Neste trabalho, o investigador analisou a relação custo-efetividade do rastreio do cancro gástrico em três países europeus com diferentes incidências desta doença – Portugal (com uma incidência intermédia a elevada), Itália (com uma incidência intermédia) e Holanda (com uma incidência baixa) -, bem como o impacto da utilização da inteligência artificial na custo-efetividade deste rastreio.

“Verificámos que, em Portugal, com a incidência atual de cancro gástrico e os custos atuais, há três estratégias de rastreio que são custo-efetivas. Em Portugal e em Itália, a associação de endoscopia digestiva alta à colonoscopia a cada 5-10 anos é a estratégia mais adequada”, realça Diogo Libânio.

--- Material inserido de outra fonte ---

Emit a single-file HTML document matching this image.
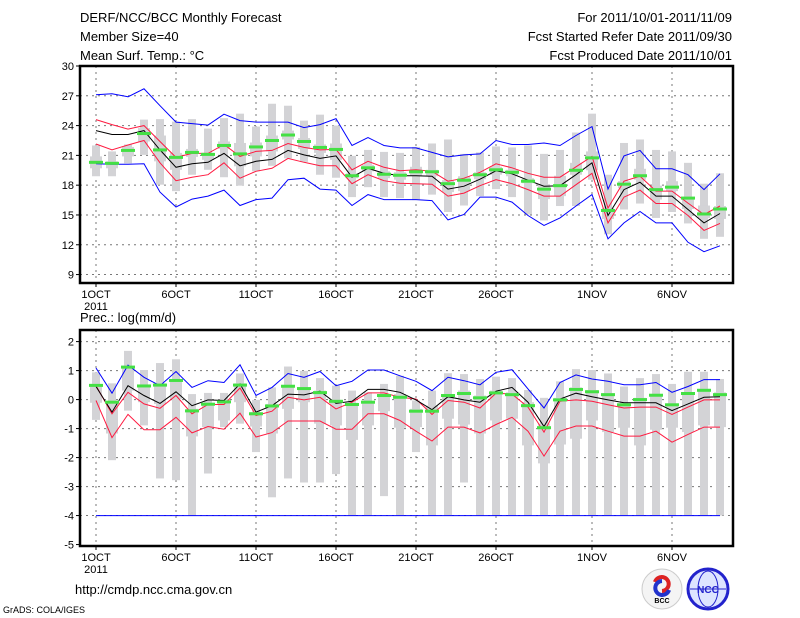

Medida pode reduzir número de mortes em mais de 60%

Portugal é considerado um país de incidência intermédia de cancro gástrico quando nos comparamos com outros países, com 11 casos por 100.000 habitantes. No entanto, se olharmos para a incidência bruta (não ajustada à idade), temos valores muito superiores (26/100.000), o que nos classificaria como um país de incidência elevada.

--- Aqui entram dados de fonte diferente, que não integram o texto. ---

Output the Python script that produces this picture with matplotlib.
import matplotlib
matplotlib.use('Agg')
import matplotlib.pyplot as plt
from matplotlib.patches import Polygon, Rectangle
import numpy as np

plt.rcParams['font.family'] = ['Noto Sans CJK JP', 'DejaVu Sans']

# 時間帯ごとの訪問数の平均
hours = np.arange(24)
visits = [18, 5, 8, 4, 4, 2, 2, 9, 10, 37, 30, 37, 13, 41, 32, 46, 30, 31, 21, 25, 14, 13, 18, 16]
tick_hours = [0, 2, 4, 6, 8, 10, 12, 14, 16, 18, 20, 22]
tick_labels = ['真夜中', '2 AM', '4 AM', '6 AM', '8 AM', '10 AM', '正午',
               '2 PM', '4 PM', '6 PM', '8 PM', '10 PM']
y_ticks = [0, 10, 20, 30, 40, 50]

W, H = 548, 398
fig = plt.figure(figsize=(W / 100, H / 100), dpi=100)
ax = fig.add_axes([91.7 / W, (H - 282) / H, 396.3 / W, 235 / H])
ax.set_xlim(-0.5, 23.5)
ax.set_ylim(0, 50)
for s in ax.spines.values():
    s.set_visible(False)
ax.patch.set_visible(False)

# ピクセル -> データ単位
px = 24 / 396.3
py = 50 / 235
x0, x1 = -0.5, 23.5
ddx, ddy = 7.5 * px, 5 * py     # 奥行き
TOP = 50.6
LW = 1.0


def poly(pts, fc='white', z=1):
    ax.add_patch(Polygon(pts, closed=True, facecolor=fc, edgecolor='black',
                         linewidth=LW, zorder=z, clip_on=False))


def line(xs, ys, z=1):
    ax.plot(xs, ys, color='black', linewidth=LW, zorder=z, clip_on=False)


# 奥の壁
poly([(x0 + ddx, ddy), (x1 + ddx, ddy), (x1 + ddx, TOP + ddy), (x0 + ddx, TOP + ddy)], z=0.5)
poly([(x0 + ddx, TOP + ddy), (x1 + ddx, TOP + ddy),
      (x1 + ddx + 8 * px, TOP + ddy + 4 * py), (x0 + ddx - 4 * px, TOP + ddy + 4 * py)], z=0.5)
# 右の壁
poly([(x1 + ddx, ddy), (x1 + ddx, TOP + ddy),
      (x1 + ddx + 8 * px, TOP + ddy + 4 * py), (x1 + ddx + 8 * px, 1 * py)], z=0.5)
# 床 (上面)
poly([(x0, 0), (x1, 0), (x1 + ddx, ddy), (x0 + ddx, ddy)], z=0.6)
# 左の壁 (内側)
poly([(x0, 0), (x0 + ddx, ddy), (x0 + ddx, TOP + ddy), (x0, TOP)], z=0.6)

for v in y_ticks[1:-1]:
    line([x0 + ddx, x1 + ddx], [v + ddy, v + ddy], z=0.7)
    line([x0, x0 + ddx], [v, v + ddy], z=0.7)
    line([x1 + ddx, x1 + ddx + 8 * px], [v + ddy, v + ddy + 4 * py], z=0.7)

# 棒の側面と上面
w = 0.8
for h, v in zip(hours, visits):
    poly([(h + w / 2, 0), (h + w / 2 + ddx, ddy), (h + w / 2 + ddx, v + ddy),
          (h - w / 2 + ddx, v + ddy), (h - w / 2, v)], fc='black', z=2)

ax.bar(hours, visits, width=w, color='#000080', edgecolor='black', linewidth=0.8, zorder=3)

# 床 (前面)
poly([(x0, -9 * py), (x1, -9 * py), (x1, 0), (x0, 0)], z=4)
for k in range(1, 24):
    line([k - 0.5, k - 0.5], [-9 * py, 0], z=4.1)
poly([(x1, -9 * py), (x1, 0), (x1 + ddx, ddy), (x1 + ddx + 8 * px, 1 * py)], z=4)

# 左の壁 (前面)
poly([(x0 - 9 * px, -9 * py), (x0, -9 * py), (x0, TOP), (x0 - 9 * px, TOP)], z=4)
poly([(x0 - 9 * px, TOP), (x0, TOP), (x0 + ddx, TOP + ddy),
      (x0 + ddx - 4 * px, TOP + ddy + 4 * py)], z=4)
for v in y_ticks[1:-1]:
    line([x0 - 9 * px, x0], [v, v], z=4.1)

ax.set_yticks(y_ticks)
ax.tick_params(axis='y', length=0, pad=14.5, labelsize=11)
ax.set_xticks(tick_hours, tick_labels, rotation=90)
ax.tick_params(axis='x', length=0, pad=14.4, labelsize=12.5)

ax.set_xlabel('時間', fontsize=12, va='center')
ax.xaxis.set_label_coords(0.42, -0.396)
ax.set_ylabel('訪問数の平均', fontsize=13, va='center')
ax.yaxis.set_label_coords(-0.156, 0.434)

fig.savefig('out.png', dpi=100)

Os resultados deste trabalho mostram que, no nosso país, o rastreio permitiria reduzir a incidência de cancro gástrico de 2.950 para 2.065, sendo uma percentagem significativa destas neoplasias detetadas precocemente e tratáveis por métodos minimamente invasivos, bem como reduzir o número de mortes anuais por cancro gástrico de 2.332 para 895 (61%).

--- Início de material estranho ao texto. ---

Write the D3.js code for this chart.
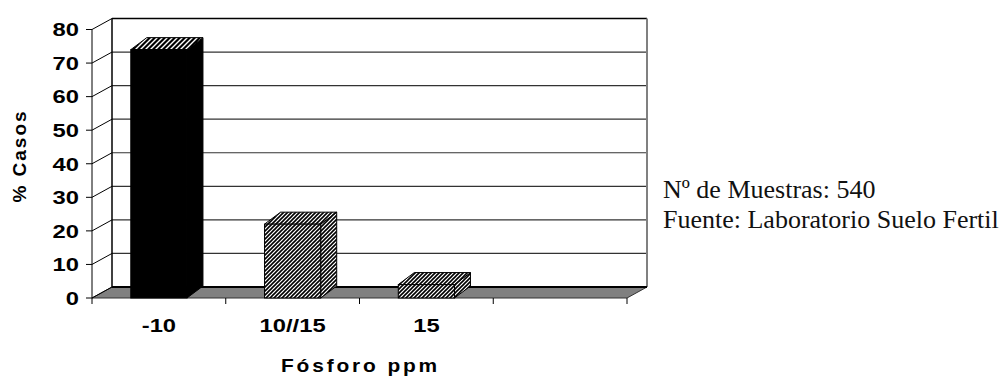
<!DOCTYPE html>
<html><head><meta charset="utf-8">
<script src="https://cdn.jsdelivr.net/npm/d3@7"></script>
<style>html,body{margin:0;padding:0;background:#fff;}svg{display:block;}</style>
</head><body>
<svg id="chart" width="1003" height="380"></svg>
<script>
const categories = ["-10", "10//15", "15", ""];
const values = [74, 22, 4, null];
const yTicks = [0, 10, 20, 30, 40, 50, 60, 70, 80];
const barFills = ["solid", "hatch", "hatch", "hatch"];
const yTitle = "% Casos";
const xTitle = "Fósforo ppm";
const notes = ["Nº de Muestras: 540", "Fuente: Laboratorio Suelo Fertil"];

(function () {
const svg = d3.select("#chart");
const DX = 20, DY = 11;     // wall depth
const BDX = 16, BDY = 12;   // bar depth
const pLeft = 92, pRight = 627, pBottom = 298, pTop = 29.5;
const SX = 1.25;            // horizontal glyph stretch of the bold labels

const x = d3.scaleBand().domain(categories).range([pLeft, pRight]).paddingInner(0.58).paddingOuter(0.29);
const y = d3.scaleLinear().domain([0, 80]).range([pBottom, pTop]);

const defs = svg.append("defs");
const pA = defs.append("pattern").attr("id", "hA").attr("patternUnits", "userSpaceOnUse").attr("width", 4).attr("height", 4);
pA.append("rect").attr("width", 4).attr("height", 4).attr("fill", "#fff");
pA.append("path").attr("d", "M-1,1 l2,-2 M0,4 l4,-4 M3,5 l2,-2").attr("stroke", "#000").attr("stroke-width", 1.6);
const pB = defs.append("pattern").attr("id", "hB").attr("patternUnits", "userSpaceOnUse").attr("width", 5).attr("height", 5);
pB.append("rect").attr("width", 5).attr("height", 5).attr("fill", "#000");
pB.append("path").attr("d", "M-1,1 l2,-2 M0,5 l5,-5 M4,6 l2,-2").attr("stroke", "#fff").attr("stroke-width", 1.4);

// back wall
svg.append("rect").attr("x", pLeft + DX).attr("y", y(80) - DY).attr("width", pRight - pLeft).attr("height", y(0) - y(80))
  .attr("fill", "#fff");
svg.selectAll("line.grid").data(yTicks.filter(d => d > 0)).enter().append("line")
  .attr("x1", pLeft + DX).attr("x2", pRight + DX)
  .attr("y1", d => y(d) - DY).attr("y2", d => y(d) - DY)
  .attr("stroke", d => d === 80 ? "#000" : "#333").attr("stroke-width", d => d === 80 ? 1.5 : 1.2);
svg.selectAll("line.diag").data(yTicks.filter(d => d > 0)).enter().append("line")
  .attr("x1", pLeft).attr("x2", pLeft + DX)
  .attr("y1", d => y(d)).attr("y2", d => y(d) - DY)
  .attr("stroke", "#000").attr("stroke-width", 1);
svg.append("line").attr("x1", pLeft + DX).attr("x2", pLeft + DX).attr("y1", y(80) - DY).attr("y2", y(0) - DY)
  .attr("stroke", "#000").attr("stroke-width", 1.5);
svg.append("line").attr("x1", pRight + DX).attr("x2", pRight + DX).attr("y1", y(80) - DY).attr("y2", y(0) - DY)
  .attr("stroke", "#808080").attr("stroke-width", 2);
svg.append("line").attr("x1", pLeft).attr("x2", pLeft).attr("y1", y(80)).attr("y2", y(0))
  .attr("stroke", "#000").attr("stroke-width", 1);

// floor
svg.append("path")
  .attr("d", `M${pLeft},${y(0)} L${pRight},${y(0)} L${pRight + DX},${y(0) - DY} L${pLeft + DX},${y(0) - DY} Z`)
  .attr("fill", "#808080").attr("stroke", "#333").attr("stroke-width", 1);
svg.append("line").attr("x1", pLeft + DX).attr("x2", pRight + DX).attr("y1", y(0) - DY).attr("y2", y(0) - DY)
  .attr("stroke", "#000").attr("stroke-width", 2);
svg.append("line").attr("x1", pLeft).attr("x2", pLeft + DX).attr("y1", y(0)).attr("y2", y(0) - DY)
  .attr("stroke", "#000").attr("stroke-width", 1);

// bars
const bw = x.bandwidth();
const data = categories.map((c, i) => ({ c, v: values[i], fill: barFills[i] })).filter(d => d.v != null);
const g = svg.selectAll("g.bar").data(data).enter().append("g");
g.append("path")
  .attr("d", d => { const x0 = x(d.c) + bw, y0 = y(0), y1 = y(d.v);
    return `M${x0},${y0} L${x0 + BDX},${y0 - BDY} L${x0 + BDX},${y1 - BDY} L${x0},${y1} Z`; })
  .attr("fill", d => d.fill === "solid" ? "#000" : "url(#hA)").attr("stroke", "#000").attr("stroke-width", 1);
g.append("path")
  .attr("d", d => { const x0 = x(d.c), y1 = y(d.v);
    return `M${x0},${y1} L${x0 + BDX},${y1 - BDY} L${x0 + bw + BDX},${y1 - BDY} L${x0 + bw},${y1} Z`; })
  .attr("fill", d => d.fill === "solid" ? "url(#hB)" : "url(#hA)").attr("stroke", "#000").attr("stroke-width", 1);
g.append("rect")
  .attr("x", d => x(d.c)).attr("y", d => y(d.v)).attr("width", bw).attr("height", d => y(0) - y(d.v))
  .attr("fill", d => d.fill === "solid" ? "#000" : "url(#hA)").attr("stroke", "#000").attr("stroke-width", 1);

// y ticks and labels
svg.selectAll("line.ytick").data(yTicks).enter().append("line")
  .attr("x1", pLeft - 6).attr("x2", pLeft).attr("y1", d => y(d)).attr("y2", d => y(d))
  .attr("stroke", "#000");
const font = "'Liberation Sans', Arial, sans-serif";
svg.selectAll("text.ytl").data(yTicks).enter().append("text")
  .attr("transform", d => `translate(79,${y(d)}) scale(${SX},1)`).attr("dy", "0.36em")
  .attr("text-anchor", "end").attr("font-family", font).attr("font-weight", "bold")
  .attr("font-size", 19).text(d => d);

// x ticks
const boundaries = d3.range(categories.length + 1).map(i => pLeft + i * x.step());
svg.selectAll("line.xtick").data(boundaries).enter().append("line")
  .attr("x1", d => d).attr("x2", d => d).attr("y1", y(0)).attr("y2", y(0) + 6)
  .attr("stroke", "#000");
svg.selectAll("text.xtl").data(categories).enter().append("text")
  .attr("transform", d => `translate(${x(d) + bw / 2},332) scale(${SX},1)`)
  .attr("text-anchor", "middle").attr("font-family", font).attr("font-weight", "bold")
  .attr("font-size", 19).text(d => d);

// titles
svg.append("text").attr("transform", "translate(26,156) rotate(-90)")
  .attr("text-anchor", "middle").attr("font-family", font).attr("font-weight", "bold")
  .attr("font-size", 19).attr("letter-spacing", 2).text(yTitle);
svg.append("text").attr("transform", `translate(${(pLeft + pRight) / 2 + 1},372) scale(1.1,1)`)
  .attr("text-anchor", "middle").attr("font-family", font).attr("font-weight", "bold")
  .attr("font-size", 19).attr("letter-spacing", 2.6).text(xTitle);

// notes
svg.selectAll("text.note").data(notes).enter().append("text")
  .attr("x", 663).attr("y", (d, i) => 198 + i * 30)
  .attr("font-family", "'Liberation Serif', 'Times New Roman', serif").attr("font-size", 26)
  .attr("fill", "#111").text(d => d);
})();
</script>
</body></html>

Neste estudo, foi também analisada a relação custo-efetividade do rastreio do cancro gástrico (com e sem utilização de inteligência artificial), utilizando dados de incidência de cancro gástrico e de custos dos cuidados de saúde de cada país.

“O nosso estudo mostra também que a Inteligência Artificial tornaria o rastreio mais custo-efetivo nos vários países, incluindo Portugal”, afirma. Para Diogo Libânio, “a incorporação da inteligência artificial na prática clínica pode ajudar na deteção de lesões precoces e na minimização de falsos negativos, especialmente em contextos em que haja pouco treino na deteção destas lesões”.

A inteligência artificial pode ainda “auxiliar no diagnóstico e caraterização de condições pré-malignas, permitindo uma melhor identificação de doentes em maior risco de cancro gástrico e que beneficiam de vigilância específica”. Do mesmo modo, a IA pode “diminuir a necessidade de biópsias”.

Rastreio é “apenas uma das armas”

O professor da FMUP lembra que existem “recomendações recentes da Comissão Europeia que estimulam a implementação de programas de rastreio de cancro gástrico” e diz que “devemos mover esforços e lutar pela sua implementação”.

Contudo, salienta que o rastreio é “apenas uma das armas” e que a prevenção deste cancro implica igualmente “pesquisar e tratar a Helicobacter pylori, não fumar, reduzir o consumo de sal, enchidos e fumados, aumentar o consumo de legumes e de fruta, perder peso, praticar exercício físico e evitar a obesidade”.

Além de Diogo Libânio, assinam o estudo Mário Dinis Ribeiro, também da Faculdade de Medicina da Universidade do Porto, CI-IPO@RISE – Laboratório Associado e membros do grupo de investigação PRECAM (IPO-Porto), Miguel Areia, do IPO de Coimbra, e investigadores da Universidade Sapienza, de Roma, da Universidade Humanitas, de Milão, e da Universidade de Erasmus, de Roterdão.